▸ **Problem to work on**
Without the pictures, repeat the listing character for character.

-- BEGIN Dataset excerpt --

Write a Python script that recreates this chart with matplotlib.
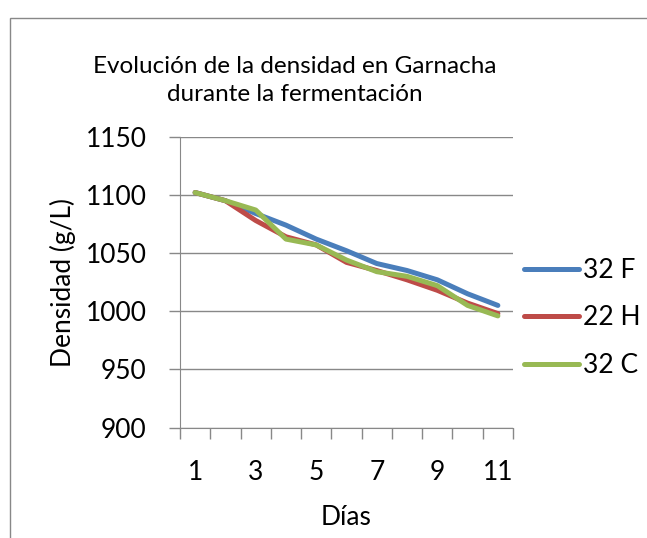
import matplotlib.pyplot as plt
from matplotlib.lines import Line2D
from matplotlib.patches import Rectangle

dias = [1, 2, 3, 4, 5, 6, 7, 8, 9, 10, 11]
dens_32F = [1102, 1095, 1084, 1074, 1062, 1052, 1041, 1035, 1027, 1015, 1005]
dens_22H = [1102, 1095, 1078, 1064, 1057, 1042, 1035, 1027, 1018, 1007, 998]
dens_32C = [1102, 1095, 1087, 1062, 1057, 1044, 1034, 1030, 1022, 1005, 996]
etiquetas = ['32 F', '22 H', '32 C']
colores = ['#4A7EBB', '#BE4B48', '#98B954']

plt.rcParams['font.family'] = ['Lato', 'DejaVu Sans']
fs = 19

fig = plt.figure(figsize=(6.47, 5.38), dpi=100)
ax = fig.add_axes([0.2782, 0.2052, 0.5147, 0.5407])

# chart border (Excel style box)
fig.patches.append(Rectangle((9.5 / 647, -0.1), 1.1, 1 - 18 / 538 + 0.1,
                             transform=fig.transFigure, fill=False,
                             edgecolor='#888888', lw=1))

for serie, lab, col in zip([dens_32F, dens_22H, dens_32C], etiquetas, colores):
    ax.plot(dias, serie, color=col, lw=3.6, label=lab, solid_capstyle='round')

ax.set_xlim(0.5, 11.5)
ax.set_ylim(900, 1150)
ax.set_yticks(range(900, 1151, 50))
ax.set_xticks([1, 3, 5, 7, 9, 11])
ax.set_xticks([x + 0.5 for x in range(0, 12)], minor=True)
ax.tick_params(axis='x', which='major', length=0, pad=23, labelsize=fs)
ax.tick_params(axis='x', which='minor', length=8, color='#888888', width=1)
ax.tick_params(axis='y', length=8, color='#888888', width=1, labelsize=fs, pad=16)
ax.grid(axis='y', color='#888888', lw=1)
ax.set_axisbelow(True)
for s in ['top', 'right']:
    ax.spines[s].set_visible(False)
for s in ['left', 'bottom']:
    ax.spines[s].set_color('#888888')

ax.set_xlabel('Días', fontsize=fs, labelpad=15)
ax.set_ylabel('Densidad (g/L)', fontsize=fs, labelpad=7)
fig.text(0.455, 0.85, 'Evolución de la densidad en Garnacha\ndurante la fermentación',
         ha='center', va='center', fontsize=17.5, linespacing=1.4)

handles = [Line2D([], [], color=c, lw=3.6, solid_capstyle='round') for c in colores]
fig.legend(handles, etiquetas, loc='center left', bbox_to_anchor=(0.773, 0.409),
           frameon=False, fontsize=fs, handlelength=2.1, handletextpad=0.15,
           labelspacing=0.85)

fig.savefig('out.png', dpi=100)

-- END Dataset excerpt --

▸ **Solution for this task**
Write a Python script that recreates this chart with matplotlib.
import matplotlib.pyplot as plt
from matplotlib.lines import Line2D
from matplotlib.patches import Rectangle

dias = [1, 2, 3, 4, 5, 6, 7, 8, 9, 10, 11]
dens_32F = [1102, 1095, 1084, 1074, 1062, 1052, 1041, 1035, 1027, 1015, 1005]
dens_22H = [1102, 1095, 1078, 1064, 1057, 1042, 1035, 1027, 1018, 1007, 998]
dens_32C = [1102, 1095, 1087, 1062, 1057, 1044, 1034, 1030, 1022, 1005, 996]
etiquetas = ['32 F', '22 H', '32 C']
colores = ['#4A7EBB', '#BE4B48', '#98B954']

plt.rcParams['font.family'] = ['Lato', 'DejaVu Sans']
fs = 19

fig = plt.figure(figsize=(6.47, 5.38), dpi=100)
ax = fig.add_axes([0.2782, 0.2052, 0.5147, 0.5407])

# chart border (Excel style box)
fig.patches.append(Rectangle((9.5 / 647, -0.1), 1.1, 1 - 18 / 538 + 0.1,
                             transform=fig.transFigure, fill=False,
                             edgecolor='#888888', lw=1))

for serie, lab, col in zip([dens_32F, dens_22H, dens_32C], etiquetas, colores):
    ax.plot(dias, serie, color=col, lw=3.6, label=lab, solid_capstyle='round')

ax.set_xlim(0.5, 11.5)
ax.set_ylim(900, 1150)
ax.set_yticks(range(900, 1151, 50))
ax.set_xticks([1, 3, 5, 7, 9, 11])
ax.set_xticks([x + 0.5 for x in range(0, 12)], minor=True)
ax.tick_params(axis='x', which='major', length=0, pad=23, labelsize=fs)
ax.tick_params(axis='x', which='minor', length=8, color='#888888', width=1)
ax.tick_params(axis='y', length=8, color='#888888', width=1, labelsize=fs, pad=16)
ax.grid(axis='y', color='#888888', lw=1)
ax.set_axisbelow(True)
for s in ['top', 'right']:
    ax.spines[s].set_visible(False)
for s in ['left', 'bottom']:
    ax.spines[s].set_color('#888888')

ax.set_xlabel('Días', fontsize=fs, labelpad=15)
ax.set_ylabel('Densidad (g/L)', fontsize=fs, labelpad=7)
fig.text(0.455, 0.85, 'Evolución de la densidad en Garnacha\ndurante la fermentación',
         ha='center', va='center', fontsize=17.5, linespacing=1.4)

handles = [Line2D([], [], color=c, lw=3.6, solid_capstyle='round') for c in colores]
fig.legend(handles, etiquetas, loc='center left', bbox_to_anchor=(0.773, 0.409),
           frameon=False, fontsize=fs, handlelength=2.1, handletextpad=0.15,
           labelspacing=0.85)

fig.savefig('out.png', dpi=100)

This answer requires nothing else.